13.4.4 Evaluate a project’s code provenance

The GitHub repository borstlab/reversephi_paper provides the code and data for the paper Leonhardt (2017). Browse the repository and answer the following questions:

  1. Where is the software environment described? What files would you need to recreate the software environment?
  2. Where are the data processing steps described? How could you re-create the results included in the manuscript?
  3. How are the scripts and data archived? I.e. Where can you download the version of the code and data as it was when the manuscript was published?

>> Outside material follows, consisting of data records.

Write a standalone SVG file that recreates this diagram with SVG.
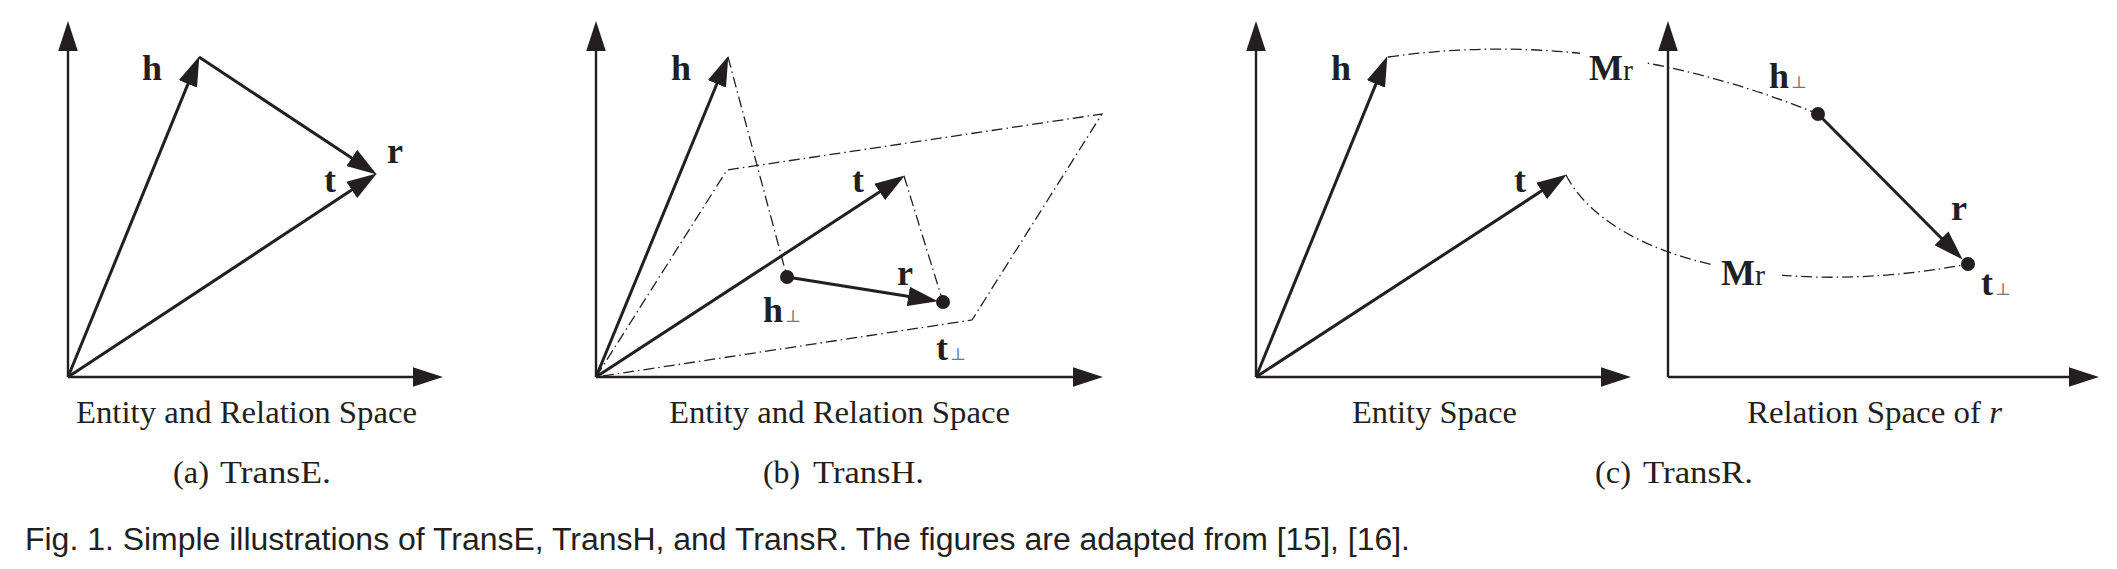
<svg xmlns="http://www.w3.org/2000/svg" width="2117" height="569" viewBox="0 0 2117 569">
<style>
.axis{stroke:#231f20;stroke-width:2.4;fill:none;marker-end:url(#arr)}
.vec{stroke:#231f20;stroke-width:3;fill:none;marker-end:url(#arr)}
.dd{stroke:#231f20;stroke-width:1.3;fill:none;stroke-dasharray:11 4 1.5 4}
.dot{fill:#231f20}
.lbl{font-family:"Liberation Serif","Times New Roman",serif;font-weight:bold;font-size:36px;fill:#231f20}
.sub{font-family:"DejaVu Serif","Liberation Serif",serif;font-weight:normal;font-size:17px;fill:#777}
.rr{font-family:"Liberation Serif",serif;font-weight:normal;font-size:30px;fill:#231f20}
.ax{font-family:"Liberation Serif","Times New Roman",serif;font-size:31px;fill:#231f20}
.cap{font-family:"Liberation Sans",Arial,sans-serif;font-size:31px;fill:#231f20}
</style>
<defs>
<marker id="arr" markerUnits="userSpaceOnUse" markerWidth="30" markerHeight="20" viewBox="0 0 26 17" refX="20" refY="8.5" orient="auto">
<path d="M0,0 L26,8.5 L0,17 z" fill="#231f20"/>
</marker>
</defs>
<g id="connectors">
<!-- panel a -->
<line class="axis" x1="68" y1="377" x2="68" y2="28"/>
<line class="axis" x1="68" y1="377" x2="436" y2="377"/>
<line class="vec" x1="68" y1="377" x2="196.7" y2="62.6"/>
<line class="vec" x1="199" y1="57" x2="371" y2="170.7"/>
<line class="vec" x1="68" y1="377" x2="371" y2="177.3"/>
<!-- panel b -->
<polygon class="dd" points="596,377 727,170 1102,114 972,320"/>
<line class="dd" x1="728" y1="57" x2="787" y2="277"/>
<line class="dd" x1="904" y1="176" x2="943" y2="302"/>
<line class="axis" x1="596" y1="377" x2="596" y2="28"/>
<line class="axis" x1="596" y1="377" x2="1096" y2="377"/>
<line class="vec" x1="596" y1="377" x2="725.7" y2="62.5"/>
<line class="vec" x1="596" y1="377" x2="899" y2="179.3"/>
<line class="vec" x1="787" y1="277" x2="931.1" y2="300.1"/>
<!-- panel c -->
<path class="dd" d="M1388,57 Q1603,26.5 1818,114"/>
<path class="dd" d="M1566,175 C1610,260 1780,300 1968,264"/>
<rect x="1580" y="42" width="66" height="42" fill="#fff"/>
<rect x="1712" y="256" width="70" height="34" fill="#fff"/>
<line class="axis" x1="1256" y1="377" x2="1256" y2="28"/>
<line class="axis" x1="1256" y1="377" x2="1624" y2="377"/>
<line class="vec" x1="1256" y1="377" x2="1384.7" y2="62.6"/>
<line class="vec" x1="1256" y1="377" x2="1561" y2="178.3"/>
<line class="axis" x1="1668" y1="377" x2="1668" y2="28"/>
<line class="axis" x1="1668" y1="377" x2="2092" y2="377"/>
<line class="vec" x1="1818" y1="114" x2="1957.8" y2="254.7"/>
</g>
<g id="points">
<circle id="b-hperp" class="dot" cx="787" cy="277" r="7"/>
<circle id="b-tperp" class="dot" cx="943" cy="302" r="7"/>
<circle id="c-hperp" class="dot" cx="1818" cy="114" r="7"/>
<circle id="c-tperp" class="dot" cx="1968" cy="264" r="7"/>
</g>
<g id="panel-a-labels">
<text class="lbl" x="142" y="80">h</text>
<text class="lbl" x="324" y="192">t</text>
<text class="lbl" x="387" y="163">r</text>
<text class="ax" x="76" y="423" textLength="341" lengthAdjust="spacingAndGlyphs">Entity and Relation Space</text>
<text class="ax" x="173" y="483" textLength="36" lengthAdjust="spacingAndGlyphs">(a)</text>
<text class="ax" x="220" y="483" textLength="111" lengthAdjust="spacingAndGlyphs">TransE.</text>
</g>
<g id="panel-b-labels">
<text class="lbl" x="671" y="80">h</text>
<text class="lbl" x="852" y="192">t</text>
<text class="lbl" x="897" y="285">r</text>
<text class="lbl" x="763" y="322">h<tspan class="sub" dx="2">⊥</tspan></text>
<text class="lbl" x="936" y="360">t<tspan class="sub" dx="2">⊥</tspan></text>
<text class="ax" x="669" y="423" textLength="341" lengthAdjust="spacingAndGlyphs">Entity and Relation Space</text>
<text class="ax" x="763" y="483" textLength="37" lengthAdjust="spacingAndGlyphs">(b)</text>
<text class="ax" x="813" y="483" textLength="111" lengthAdjust="spacingAndGlyphs">TransH.</text>
</g>
<g id="panel-c-labels">
<text class="lbl" x="1331" y="80">h</text>
<text class="lbl" x="1514" y="192">t</text>
<text class="lbl" x="1589" y="80">M<tspan class="rr">r</tspan></text>
<text class="lbl" x="1769" y="88">h<tspan class="sub" dx="2">⊥</tspan></text>
<text class="lbl" x="1951" y="220">r</text>
<text class="lbl" x="1721" y="285">M<tspan class="rr">r</tspan></text>
<text class="lbl" x="1981" y="295">t<tspan class="sub" dx="2">⊥</tspan></text>
<text class="ax" x="1352" y="423" textLength="165" lengthAdjust="spacingAndGlyphs">Entity Space</text>
<text class="ax" x="1747" y="423" textLength="255" lengthAdjust="spacingAndGlyphs">Relation Space of <tspan font-style="italic">r</tspan></text>
<text class="ax" x="1595" y="483" textLength="36" lengthAdjust="spacingAndGlyphs">(c)</text>
<text class="ax" x="1643" y="483" textLength="110" lengthAdjust="spacingAndGlyphs">TransR.</text>
</g>
<g id="caption">
<text class="cap" x="25" y="550" textLength="1385" lengthAdjust="spacingAndGlyphs">Fig. 1. Simple illustrations of TransE, TransH, and TransR. The figures are adapted from [15], [16].</text>
</g>
</svg>
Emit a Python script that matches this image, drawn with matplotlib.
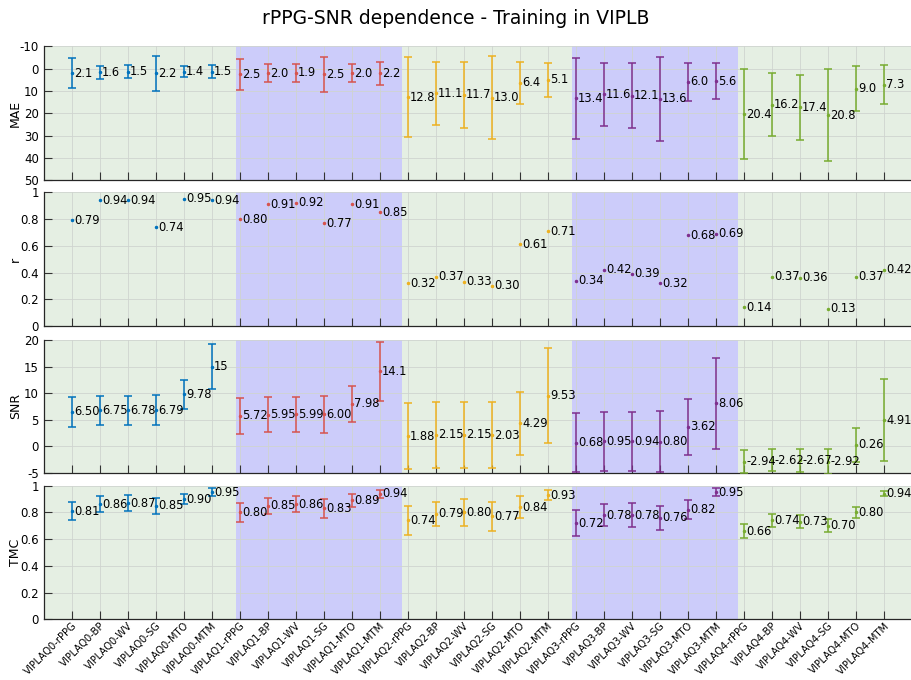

To get a feel for the different approaches to code provenance, repeat steps 1-3 with the following:

13.4.6 Create an archive of your Zipf’s analysis

A slightly less permanent alternative to having a DOI for your analysis code is to provide a link to a GitHub release. Follow the instructions on GitHub to create a release for the current state of your zipf/ project.

Once you’ve created the release, read about how to link to it. What is the URL that allows direct download of the zip archive of your release?

What about getting a DOI?

Creating a GitHub release is also a necessary step to get a DOI through the Zenodo/GitHub integration (Section 13.2.3). We are stopping short of getting the DOI here, to avoid many DOIs pointing to the same code, that is associated with different authors (you), and that isn’t associated with a publication

13.4.7 Publishing your code

Think about a project that you’re currently working on. How would you go about publishing the code associated with that project (i.e., the software description, analysis scripts, and data processing steps)?

13.5 Key Points

  • Publish data and code as well as papers.
  • Use DOIs to identify reports, datasets, or software release.
  • Use an ORCID to identify yourself as an author of a report, dataset, or software release.
  • Data should be FAIR: findable, accessible, interoperable, and reusable.
  • Put small datasets in version control repositories; store large ones on data sharing sites.
  • Describe your software environment, analysis scripts, and data processing steps in reproducible ways.
  • Make your analyses inspectable as well as reproducible.